Beyond PID Controllers: PPO with Neuralized PID Policy for Proton Beam Intensity Control in Mu2e
This work addresses automated proton beam intensity control for the Mu2e experiment at Fermilab, representing an incremental advancement over existing PID methods.
The paper tackled the challenge of maintaining uniform proton beam intensity in the Mu2e experiment by developing a PPO algorithm with a neuralized PID policy, achieving a 13.6% improvement in Spill Duty Factor and surpassing the baseline PID controller by 1.6%.

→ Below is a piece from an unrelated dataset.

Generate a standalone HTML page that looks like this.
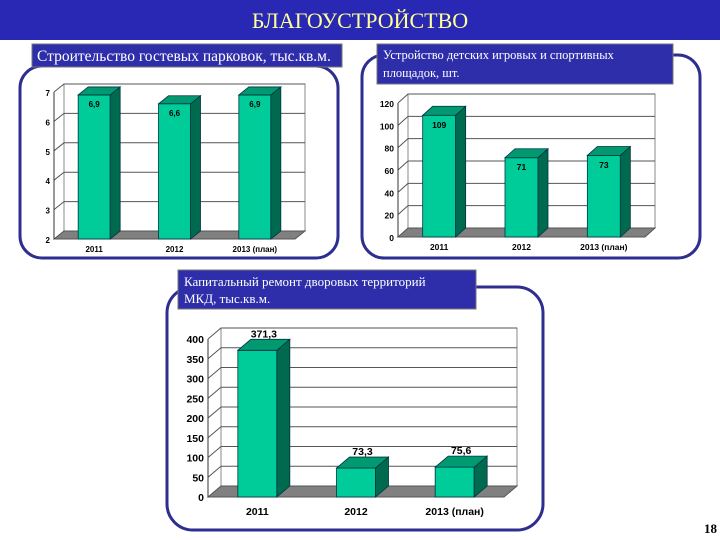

We introduce a novel Proximal Policy Optimization (PPO) algorithm aimed at addressing the challenge of maintaining a uniform proton beam intensity delivery in the Muon to Electron Conversion Experiment (Mu2e) at Fermi National Accelerator Laboratory (Fermilab). Our primary objective is to regulate the spill process to ensure a consistent intensity profile, with the ultimate goal of creating an automated controller capable of providing real-time feedback and calibration of the Spill Regulation System (SRS) parameters on a millisecond timescale. We treat the Mu2e accelerator system as a Markov Decision Process suitable for Reinforcement Learning (RL), utilizing PPO to reduce bias and enhance training stability. A key innovation in our approach is the integration of a neuralized Proportional-Integral-Derivative (PID) controller into the policy function, resulting in a significant improvement in the Spill Duty Factor (SDF) by 13.6%, surpassing the performance of the current PID controller baseline by an additional 1.6%. This paper presents the preliminary offline results based on a differentiable simulator of the Mu2e accelerator. It paves the groundwork for real-time implementations and applications, representing a crucial step towards automated proton beam intensity control for the Mu2e experiment.